Leveraging Self-Supervised Learning for Scene Classification in Child Sexual Abuse Imagery
Pedro H. V. Valois, João Macedo, Leo S. F. Ribeiro, Jefersson A. dos Santos, Sandra Avila
TL;DR
This paper addresses CSAI automation by proposing Indoor Scene Classification as a scalable proxy task and evaluating self-supervised models trained on scene-centric data. It systematically compares object-centric and scene-centric SSL pretraining, including synthetic indoor data, to optimize downstream Places8 performance, achieving 71.6% balanced accuracy with a Barlow Twins-based protocol. The study realism-tests the approach on out-of-distribution scenes and real CSAI data in collaboration with Brazilian Federal Police, revealing a substantial domain gap and limited efficacy of indoor-scene cues alone for CSAI classification. The findings demonstrate that SSL can enhance indoor scene understanding for CSAI triage, but underscore the need to incorporate people-aware cues and cross-domain generalization to responsibly support law enforcement while mitigating biases.
Abstract
Crime in the 21st century is split into a virtual and real world.
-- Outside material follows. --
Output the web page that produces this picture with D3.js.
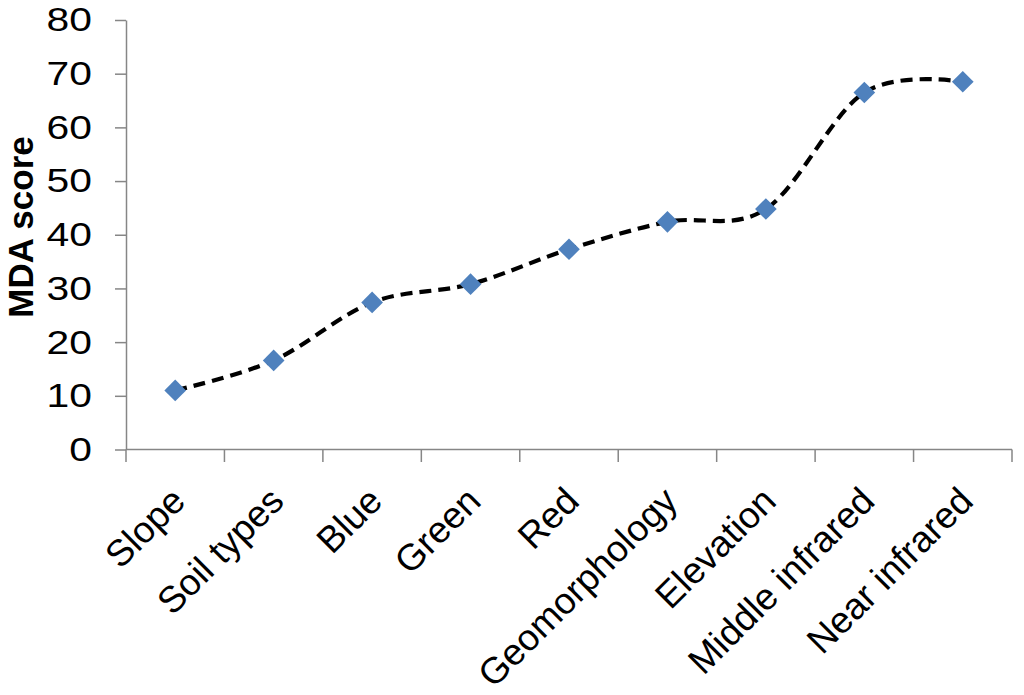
<!DOCTYPE html>
<html>
<head>
<meta charset="utf-8">
<script src="https://cdn.jsdelivr.net/npm/d3@7"></script>
<style>
  html, body { margin: 0; padding: 0; background: #fff; }
  svg { display: block; font-family: "Liberation Sans", Arial, sans-serif; }
</style>
</head>
<body>
<svg id="chart" width="1024" height="695"></svg>
<script>
const categories = ["Slope", "Soil types", "Blue", "Green", "Red", "Geomorphology", "Elevation", "Middle infrared", "Near infrared"];
const mdaValues = [11, 16.6, 27.4, 30.8, 37.3, 42.4, 44.8, 66.5, 68.5];
const yTickValues = [0, 10, 20, 30, 40, 50, 60, 70, 80];
const yAxisTitle = "MDA score";

(function () {
const svg = d3.select("#chart");
const axisColor = "#868686";
const mLeft = 126, mRight = 1012, mTop = 20, mBottom = 449.5;

const x = d3.scaleBand().domain(categories).range([mLeft, mRight]).paddingInner(0).paddingOuter(0);
const y = d3.scaleLinear().domain([0, 80]).range([mBottom, mTop]);

// Y axis
const yAxis = svg.append("g").attr("transform", `translate(${mLeft},0)`)
  .call(d3.axisLeft(y).tickValues(yTickValues).tickSize(11).tickPadding(23).tickSizeOuter(0));
yAxis.select(".domain").attr("stroke", axisColor).attr("stroke-width", 1.5);
yAxis.selectAll(".tick line").attr("stroke", axisColor).attr("stroke-width", 1.5);
yAxis.selectAll(".tick text").attr("font-size", 34).attr("fill", "#000")
  .attr("font-family", "Liberation Sans, Arial, sans-serif")
  .attr("x", 0).attr("transform", "translate(-34,0) scale(1.2,1)");

// X axis: ticks at band boundaries
const boundaries = categories.map(c => x(c)).concat([x(categories[categories.length - 1]) + x.bandwidth()]);
const xg = svg.append("g");
xg.append("line").attr("x1", mLeft).attr("x2", mRight).attr("y1", mBottom).attr("y2", mBottom)
  .attr("stroke", axisColor).attr("stroke-width", 1.5);
xg.selectAll("line.tk").data(boundaries).enter().append("line").attr("class", "tk")
  .attr("x1", d => d).attr("x2", d => d).attr("y1", mBottom).attr("y2", mBottom + 12.5)
  .attr("stroke", axisColor).attr("stroke-width", 1.5);
xg.selectAll("text").data(categories).enter().append("text")
  .attr("transform", d => `translate(${x(d) + x.bandwidth() / 2 + 3},494) rotate(-45)`)
  .attr("text-anchor", "end").attr("dy", "0.35em")
  .attr("font-size", 37).attr("fill", "#000")
  .text(d => d);

// Y axis title
svg.append("text")
  .attr("transform", `translate(33,227) rotate(-90)`)
  .attr("text-anchor", "middle")
  .attr("font-size", 35).attr("font-weight", "bold").attr("fill", "#000")
  .text(yAxisTitle);

// Line
const pts = categories.map((c, i) => [x(c) + x.bandwidth() / 2, y(mdaValues[i])]);
svg.append("path")
  .attr("d", d3.line().curve(d3.curveCardinal.tension(0))(pts))
  .attr("fill", "none").attr("stroke", "#000").attr("stroke-width", 4.2)
  .attr("stroke-dasharray", "12,7");

// Markers
svg.selectAll("path.mk").data(pts).enter().append("path").attr("class", "mk")
  .attr("d", d3.symbol(d3.symbolSquare).size(235)())
  .attr("transform", d => `translate(${d[0]},${d[1]}) rotate(45)`)
  .attr("fill", "#4F81BD");
})();
</script>
</body>
</html>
However, the former has become a global menace to people's well-being and security in the latter. The challenges it presents must be faced with unified global cooperation, and we must rely more than ever on automated yet trustworthy tools to combat the ever-growing nature of online offenses. Over 10 million child sexual abuse reports are submitted to the US National Center for Missing \& Exploited Children every year, and over 80% originate from online sources. Therefore, investigation centers cannot manually process and correctly investigate all imagery. In light of that, reliable automated tools that can securely and efficiently deal with this data are paramount. In this sense, the scene classification task looks for contextual cues in the environment, being able to group and classify child sexual abuse data without requiring to be trained on sensitive material. The scarcity and limitations of working with child sexual abuse images lead to self-supervised learning, a machine-learning methodology that leverages unlabeled data to produce powerful representations that can be more easily transferred to downstream tasks. This work shows that self-supervised deep learning models pre-trained on scene-centric data can reach 71.6% balanced accuracy on our indoor scene classification task and, on average, 2.2 percentage points better performance than a fully supervised version. We cooperate with Brazilian Federal Police experts to evaluate our indoor classification model on actual child abuse material. The results demonstrate a notable discrepancy between the features observed in widely used scene datasets and those depicted on sensitive materials.